TASK STATEMENT
Skip the pictures. Set down, word for word, the lines from the start of the material up to and including the line with "from matplotlib.patches import Rectangle".

++++ MATERIAL PROVIDED

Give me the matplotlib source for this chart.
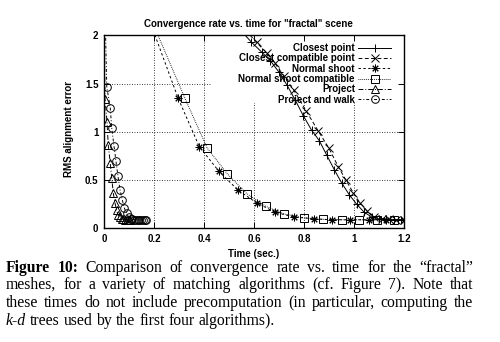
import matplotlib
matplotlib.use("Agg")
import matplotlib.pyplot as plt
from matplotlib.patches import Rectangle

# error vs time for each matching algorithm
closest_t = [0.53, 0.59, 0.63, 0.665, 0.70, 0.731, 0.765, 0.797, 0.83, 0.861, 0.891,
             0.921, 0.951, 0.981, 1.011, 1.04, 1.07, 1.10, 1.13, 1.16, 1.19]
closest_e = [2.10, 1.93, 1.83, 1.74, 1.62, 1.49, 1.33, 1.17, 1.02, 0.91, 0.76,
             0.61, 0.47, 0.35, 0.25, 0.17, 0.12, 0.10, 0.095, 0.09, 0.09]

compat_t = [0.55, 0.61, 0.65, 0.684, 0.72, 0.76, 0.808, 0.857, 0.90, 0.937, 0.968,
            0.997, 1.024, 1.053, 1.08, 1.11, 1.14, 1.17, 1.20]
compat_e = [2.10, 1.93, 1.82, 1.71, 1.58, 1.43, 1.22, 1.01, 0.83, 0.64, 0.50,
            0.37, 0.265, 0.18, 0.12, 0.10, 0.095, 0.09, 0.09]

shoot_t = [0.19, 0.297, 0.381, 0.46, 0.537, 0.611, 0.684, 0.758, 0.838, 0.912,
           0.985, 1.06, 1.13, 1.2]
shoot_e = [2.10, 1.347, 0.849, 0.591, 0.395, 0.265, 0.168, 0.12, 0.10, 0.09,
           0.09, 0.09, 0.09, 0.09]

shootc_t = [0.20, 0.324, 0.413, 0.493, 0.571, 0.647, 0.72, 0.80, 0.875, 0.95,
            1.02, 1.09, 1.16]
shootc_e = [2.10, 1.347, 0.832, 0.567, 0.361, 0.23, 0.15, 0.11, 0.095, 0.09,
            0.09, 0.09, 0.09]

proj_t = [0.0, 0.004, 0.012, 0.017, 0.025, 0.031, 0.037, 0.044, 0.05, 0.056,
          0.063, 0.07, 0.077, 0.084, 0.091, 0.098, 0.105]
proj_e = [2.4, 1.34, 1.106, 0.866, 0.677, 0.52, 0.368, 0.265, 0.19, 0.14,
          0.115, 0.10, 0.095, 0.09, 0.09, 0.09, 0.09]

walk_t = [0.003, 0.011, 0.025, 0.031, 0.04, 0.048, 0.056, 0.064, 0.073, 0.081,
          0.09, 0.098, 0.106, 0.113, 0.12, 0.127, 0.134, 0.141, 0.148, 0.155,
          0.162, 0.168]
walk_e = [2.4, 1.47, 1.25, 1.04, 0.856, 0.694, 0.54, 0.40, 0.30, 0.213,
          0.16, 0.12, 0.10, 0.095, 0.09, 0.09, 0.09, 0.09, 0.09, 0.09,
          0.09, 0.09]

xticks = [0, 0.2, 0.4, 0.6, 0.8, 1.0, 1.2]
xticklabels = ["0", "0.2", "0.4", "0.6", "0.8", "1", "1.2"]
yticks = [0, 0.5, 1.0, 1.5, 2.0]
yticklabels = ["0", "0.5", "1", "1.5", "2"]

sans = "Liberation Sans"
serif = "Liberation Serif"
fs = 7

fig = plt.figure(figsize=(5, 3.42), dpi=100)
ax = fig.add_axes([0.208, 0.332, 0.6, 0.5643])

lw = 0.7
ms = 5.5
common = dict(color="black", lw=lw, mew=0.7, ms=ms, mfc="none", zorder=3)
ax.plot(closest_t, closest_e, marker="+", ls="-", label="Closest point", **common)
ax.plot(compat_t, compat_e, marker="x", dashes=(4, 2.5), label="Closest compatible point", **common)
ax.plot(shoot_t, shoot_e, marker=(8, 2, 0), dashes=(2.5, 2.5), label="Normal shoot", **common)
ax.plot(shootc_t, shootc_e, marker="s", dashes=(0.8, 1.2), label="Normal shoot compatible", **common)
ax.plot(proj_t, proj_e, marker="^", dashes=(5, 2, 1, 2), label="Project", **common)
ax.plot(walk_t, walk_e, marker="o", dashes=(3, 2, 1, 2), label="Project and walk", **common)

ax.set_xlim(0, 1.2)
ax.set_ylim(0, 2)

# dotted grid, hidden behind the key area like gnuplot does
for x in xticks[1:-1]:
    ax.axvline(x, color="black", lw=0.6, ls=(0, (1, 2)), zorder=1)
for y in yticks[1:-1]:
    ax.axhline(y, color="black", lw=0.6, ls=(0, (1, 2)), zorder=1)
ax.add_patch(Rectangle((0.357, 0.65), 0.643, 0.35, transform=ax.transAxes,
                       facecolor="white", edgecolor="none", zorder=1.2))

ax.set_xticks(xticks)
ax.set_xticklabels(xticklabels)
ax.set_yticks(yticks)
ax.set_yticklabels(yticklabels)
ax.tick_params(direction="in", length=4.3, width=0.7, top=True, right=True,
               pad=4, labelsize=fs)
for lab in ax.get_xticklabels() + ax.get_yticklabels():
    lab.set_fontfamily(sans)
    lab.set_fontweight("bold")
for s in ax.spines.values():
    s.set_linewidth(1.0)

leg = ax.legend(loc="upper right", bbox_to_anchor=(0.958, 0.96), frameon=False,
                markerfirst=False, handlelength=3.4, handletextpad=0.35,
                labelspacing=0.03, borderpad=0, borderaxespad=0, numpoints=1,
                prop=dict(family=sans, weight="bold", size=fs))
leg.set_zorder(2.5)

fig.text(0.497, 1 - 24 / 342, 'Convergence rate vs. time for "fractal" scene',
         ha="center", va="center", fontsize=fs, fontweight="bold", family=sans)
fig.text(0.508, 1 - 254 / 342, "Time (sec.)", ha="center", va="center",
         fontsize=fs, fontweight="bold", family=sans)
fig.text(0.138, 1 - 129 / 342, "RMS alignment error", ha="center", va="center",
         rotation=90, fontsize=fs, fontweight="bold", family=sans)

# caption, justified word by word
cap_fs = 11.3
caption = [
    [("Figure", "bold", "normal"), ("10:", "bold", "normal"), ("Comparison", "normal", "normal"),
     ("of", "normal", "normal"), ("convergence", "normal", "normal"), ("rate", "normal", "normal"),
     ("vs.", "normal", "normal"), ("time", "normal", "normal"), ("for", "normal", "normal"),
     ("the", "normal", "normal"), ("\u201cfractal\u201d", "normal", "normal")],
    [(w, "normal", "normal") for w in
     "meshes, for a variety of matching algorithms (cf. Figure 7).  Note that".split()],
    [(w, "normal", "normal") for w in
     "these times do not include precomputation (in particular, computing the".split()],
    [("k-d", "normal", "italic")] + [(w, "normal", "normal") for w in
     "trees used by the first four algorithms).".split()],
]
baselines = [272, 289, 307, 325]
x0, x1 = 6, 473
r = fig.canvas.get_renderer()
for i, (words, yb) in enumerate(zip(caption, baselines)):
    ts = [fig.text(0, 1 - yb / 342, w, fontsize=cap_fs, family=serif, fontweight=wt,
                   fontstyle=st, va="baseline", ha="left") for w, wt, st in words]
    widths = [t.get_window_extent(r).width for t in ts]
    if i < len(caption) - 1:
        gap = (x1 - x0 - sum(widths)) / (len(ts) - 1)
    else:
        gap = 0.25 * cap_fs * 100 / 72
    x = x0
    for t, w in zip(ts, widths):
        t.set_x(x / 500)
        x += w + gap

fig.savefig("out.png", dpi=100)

++++++++

IN RESPONSE
Give me the matplotlib source for this chart.
import matplotlib
matplotlib.use("Agg")
import matplotlib.pyplot as plt
from matplotlib.patches import Rectangle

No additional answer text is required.